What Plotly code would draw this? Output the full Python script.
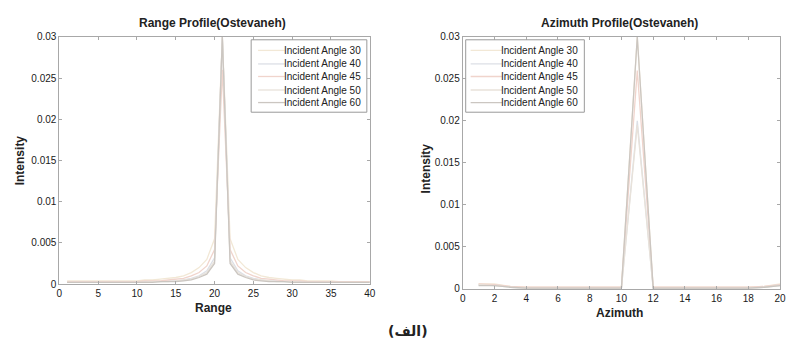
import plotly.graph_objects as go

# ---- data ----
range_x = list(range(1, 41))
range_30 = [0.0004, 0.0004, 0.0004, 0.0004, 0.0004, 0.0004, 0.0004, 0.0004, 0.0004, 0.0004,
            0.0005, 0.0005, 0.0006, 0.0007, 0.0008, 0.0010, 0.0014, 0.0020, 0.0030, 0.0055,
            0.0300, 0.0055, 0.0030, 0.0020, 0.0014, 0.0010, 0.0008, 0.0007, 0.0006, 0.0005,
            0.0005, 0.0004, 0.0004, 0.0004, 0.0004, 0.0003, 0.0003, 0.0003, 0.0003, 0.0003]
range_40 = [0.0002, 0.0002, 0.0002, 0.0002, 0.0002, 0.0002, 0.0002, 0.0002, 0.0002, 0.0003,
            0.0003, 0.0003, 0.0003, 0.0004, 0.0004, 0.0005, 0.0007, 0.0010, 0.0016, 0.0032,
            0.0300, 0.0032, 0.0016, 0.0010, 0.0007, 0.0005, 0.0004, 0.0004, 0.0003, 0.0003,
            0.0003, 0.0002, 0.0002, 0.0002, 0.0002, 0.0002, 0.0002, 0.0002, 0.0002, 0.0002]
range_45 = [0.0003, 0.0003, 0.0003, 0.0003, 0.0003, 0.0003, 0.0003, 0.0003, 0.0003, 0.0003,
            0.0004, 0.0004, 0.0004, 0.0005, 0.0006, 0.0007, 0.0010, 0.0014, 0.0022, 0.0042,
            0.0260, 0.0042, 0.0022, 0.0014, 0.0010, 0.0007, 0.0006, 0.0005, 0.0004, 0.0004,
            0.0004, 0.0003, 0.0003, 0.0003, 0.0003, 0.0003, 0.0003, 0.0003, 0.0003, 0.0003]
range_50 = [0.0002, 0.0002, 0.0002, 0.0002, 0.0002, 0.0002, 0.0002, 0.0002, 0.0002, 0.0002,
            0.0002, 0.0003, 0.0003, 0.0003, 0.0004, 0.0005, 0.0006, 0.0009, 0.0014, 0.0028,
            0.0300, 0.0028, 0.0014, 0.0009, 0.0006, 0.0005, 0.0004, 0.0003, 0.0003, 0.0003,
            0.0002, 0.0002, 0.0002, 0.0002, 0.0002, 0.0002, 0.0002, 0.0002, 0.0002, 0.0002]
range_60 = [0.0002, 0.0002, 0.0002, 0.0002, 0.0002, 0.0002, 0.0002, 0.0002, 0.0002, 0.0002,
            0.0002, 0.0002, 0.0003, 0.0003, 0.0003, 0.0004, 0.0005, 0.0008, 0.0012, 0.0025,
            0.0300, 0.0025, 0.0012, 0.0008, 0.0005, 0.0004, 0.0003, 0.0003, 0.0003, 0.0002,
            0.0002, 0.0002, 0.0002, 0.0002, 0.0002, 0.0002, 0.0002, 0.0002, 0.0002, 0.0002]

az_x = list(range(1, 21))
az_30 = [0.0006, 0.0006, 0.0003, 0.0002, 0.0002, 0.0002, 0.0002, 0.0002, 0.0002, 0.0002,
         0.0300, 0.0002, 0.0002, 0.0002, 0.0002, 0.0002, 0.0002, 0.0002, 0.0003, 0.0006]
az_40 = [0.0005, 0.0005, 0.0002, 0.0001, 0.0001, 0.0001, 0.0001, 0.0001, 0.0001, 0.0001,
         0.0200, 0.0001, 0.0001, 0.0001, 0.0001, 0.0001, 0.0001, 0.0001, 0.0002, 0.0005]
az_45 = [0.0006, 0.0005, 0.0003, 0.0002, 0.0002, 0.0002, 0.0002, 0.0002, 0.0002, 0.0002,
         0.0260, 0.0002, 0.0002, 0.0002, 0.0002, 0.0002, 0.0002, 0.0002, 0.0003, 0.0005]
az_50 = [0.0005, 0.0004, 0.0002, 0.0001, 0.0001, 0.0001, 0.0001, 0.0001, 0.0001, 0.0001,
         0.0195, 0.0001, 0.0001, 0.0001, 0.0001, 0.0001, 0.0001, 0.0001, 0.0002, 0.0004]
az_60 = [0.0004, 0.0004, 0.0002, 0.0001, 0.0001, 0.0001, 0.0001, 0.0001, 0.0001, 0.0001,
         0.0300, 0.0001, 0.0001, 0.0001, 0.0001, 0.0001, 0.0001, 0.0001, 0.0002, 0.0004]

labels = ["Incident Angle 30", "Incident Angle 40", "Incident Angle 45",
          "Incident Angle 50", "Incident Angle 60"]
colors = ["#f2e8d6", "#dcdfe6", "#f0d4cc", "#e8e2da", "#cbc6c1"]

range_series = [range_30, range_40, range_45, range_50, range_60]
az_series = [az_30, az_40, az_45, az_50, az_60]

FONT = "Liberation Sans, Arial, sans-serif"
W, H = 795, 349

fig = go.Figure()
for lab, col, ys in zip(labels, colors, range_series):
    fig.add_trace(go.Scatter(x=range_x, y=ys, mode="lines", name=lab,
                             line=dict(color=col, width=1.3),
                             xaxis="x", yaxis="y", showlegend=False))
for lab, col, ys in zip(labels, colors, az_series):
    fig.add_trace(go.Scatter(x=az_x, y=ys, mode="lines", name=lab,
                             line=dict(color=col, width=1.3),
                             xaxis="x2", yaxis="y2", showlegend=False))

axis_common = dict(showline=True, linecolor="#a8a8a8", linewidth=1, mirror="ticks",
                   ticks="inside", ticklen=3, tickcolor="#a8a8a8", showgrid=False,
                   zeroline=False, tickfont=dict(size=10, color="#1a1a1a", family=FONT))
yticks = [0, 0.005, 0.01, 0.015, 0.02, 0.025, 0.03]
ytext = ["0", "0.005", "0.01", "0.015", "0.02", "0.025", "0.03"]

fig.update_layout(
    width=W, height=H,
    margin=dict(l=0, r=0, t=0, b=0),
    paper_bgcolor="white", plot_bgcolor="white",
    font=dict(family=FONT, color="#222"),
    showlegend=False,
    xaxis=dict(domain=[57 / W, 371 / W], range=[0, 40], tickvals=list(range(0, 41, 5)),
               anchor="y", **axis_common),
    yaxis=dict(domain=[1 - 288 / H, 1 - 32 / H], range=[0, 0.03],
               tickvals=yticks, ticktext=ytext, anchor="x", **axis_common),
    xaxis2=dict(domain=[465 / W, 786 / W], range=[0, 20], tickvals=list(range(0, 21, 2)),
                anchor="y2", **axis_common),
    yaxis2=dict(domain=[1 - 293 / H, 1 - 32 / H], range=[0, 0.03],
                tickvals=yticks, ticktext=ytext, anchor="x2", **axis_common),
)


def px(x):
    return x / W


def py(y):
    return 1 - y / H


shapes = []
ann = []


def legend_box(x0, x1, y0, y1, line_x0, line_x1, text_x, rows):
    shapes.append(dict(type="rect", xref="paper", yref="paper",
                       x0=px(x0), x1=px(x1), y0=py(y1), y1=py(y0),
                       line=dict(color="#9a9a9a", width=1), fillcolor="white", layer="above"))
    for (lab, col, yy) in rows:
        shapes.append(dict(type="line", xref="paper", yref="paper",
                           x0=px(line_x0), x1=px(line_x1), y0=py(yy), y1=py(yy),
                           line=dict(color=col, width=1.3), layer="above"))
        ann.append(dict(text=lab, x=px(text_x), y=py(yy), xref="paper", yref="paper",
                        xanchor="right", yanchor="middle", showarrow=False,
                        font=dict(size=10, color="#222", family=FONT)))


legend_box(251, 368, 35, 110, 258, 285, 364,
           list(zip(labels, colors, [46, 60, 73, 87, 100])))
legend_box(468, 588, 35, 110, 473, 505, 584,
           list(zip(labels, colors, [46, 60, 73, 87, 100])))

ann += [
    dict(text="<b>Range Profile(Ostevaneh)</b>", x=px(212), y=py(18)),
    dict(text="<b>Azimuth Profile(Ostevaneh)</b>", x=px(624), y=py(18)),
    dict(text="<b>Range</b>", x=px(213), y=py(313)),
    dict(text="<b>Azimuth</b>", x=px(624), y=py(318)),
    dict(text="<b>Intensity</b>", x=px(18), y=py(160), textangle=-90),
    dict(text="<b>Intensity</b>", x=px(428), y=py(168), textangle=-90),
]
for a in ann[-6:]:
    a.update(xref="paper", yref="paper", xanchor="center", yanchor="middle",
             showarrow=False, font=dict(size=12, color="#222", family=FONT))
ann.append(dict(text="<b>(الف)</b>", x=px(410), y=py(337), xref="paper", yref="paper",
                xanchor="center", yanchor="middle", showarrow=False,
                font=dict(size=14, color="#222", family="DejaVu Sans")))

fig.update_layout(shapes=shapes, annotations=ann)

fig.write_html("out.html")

+ + + + +

- [YOUR INSTRUCTIONS] From the first line above to the line containing "import plotly.graph_objects as go", repeat each line exactly. Pictures stay out.

- [COMPLETED TASK]
What Plotly code would draw this? Output the full Python script.
import plotly.graph_objects as go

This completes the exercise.